Codex can connect to an OpenAI Responses-compatible gateway by configuring a
custom model provider. LMDeploy exposes POST /v1/responses, so Codex can route
requests to a local or remote LMDeploy api_server.
The request path is:
Codex -> http://<server>:<port>/v1/responses -> LMDeploy api_server
Launch an LMDeploy API server with the model you want Codex to use:
lmdeploy serve api_server Qwen/Qwen3.5-35B-A3B --backend pytorch --server-port 23333For tool calling, launch the server with a tool parser supported by your model:
lmdeploy serve api_server <model> \
--server-port 23333 \
--tool-call-parser <parser-name>Before configuring Codex, check that LMDeploy responds to Responses-style requests:
curl http://127.0.0.1:23333/v1/responses \
-H "content-type: application/json" \
-d '{
"model": "Qwen/Qwen3.5-35B-A3B",
"input": "Say hello from LMDeploy",
"max_output_tokens": 32
}'The model value must match a model name exposed by your LMDeploy server. You can
check the model list with:
curl http://127.0.0.1:23333/v1/modelsAdd the LMDeploy provider configuration to ~/.codex/config.toml:
model = "Qwen/Qwen3.5-35B-A3B"
model_provider = "lmdeploy"
[model_providers.lmdeploy]
name = "LMDeploy"
base_url = "http://127.0.0.1:23333/v1"
env_key = "LMDEPLOY_API_KEY"
wire_api = "responses"
requires_openai_auth = false
stream_idle_timeout_ms = 300000Set base_url to the /v1 root, not to /v1/responses. Codex appends
/responses itself when wire_api = "responses".

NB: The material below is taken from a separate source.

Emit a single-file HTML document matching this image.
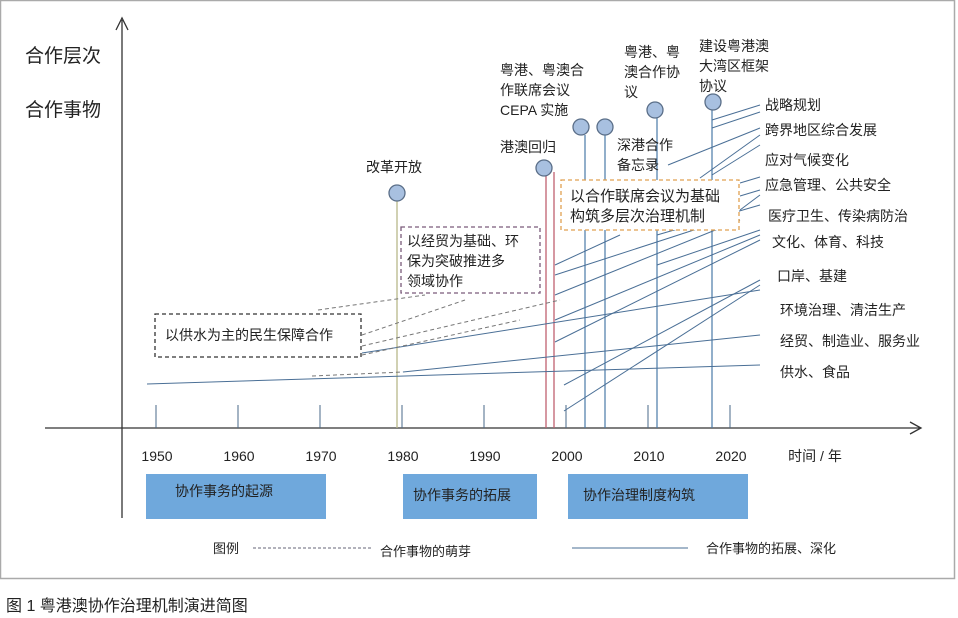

Set LMDEPLOY_API_KEY before starting Codex. If the LMDeploy server was not
launched with --api-keys, any non-empty value is sufficient. Otherwise, use the
matching key instead of dummy:
export LMDEPLOY_API_KEY=dummyStart Codex:
codexOr run a single non-interactive request:
codex exec "Say hello from LMDeploy"Codex commonly uses tool calls for shell commands and file inspection. LMDeploy's
/v1/responses endpoint supports function-call output when the API server is
launched with --tool-call-parser.
Codex uses the OpenAI Responses-compatible /v1/responses endpoint. The
Anthropic-compatible /v1/messages endpoint is for Anthropic-style clients such
as Claude Code.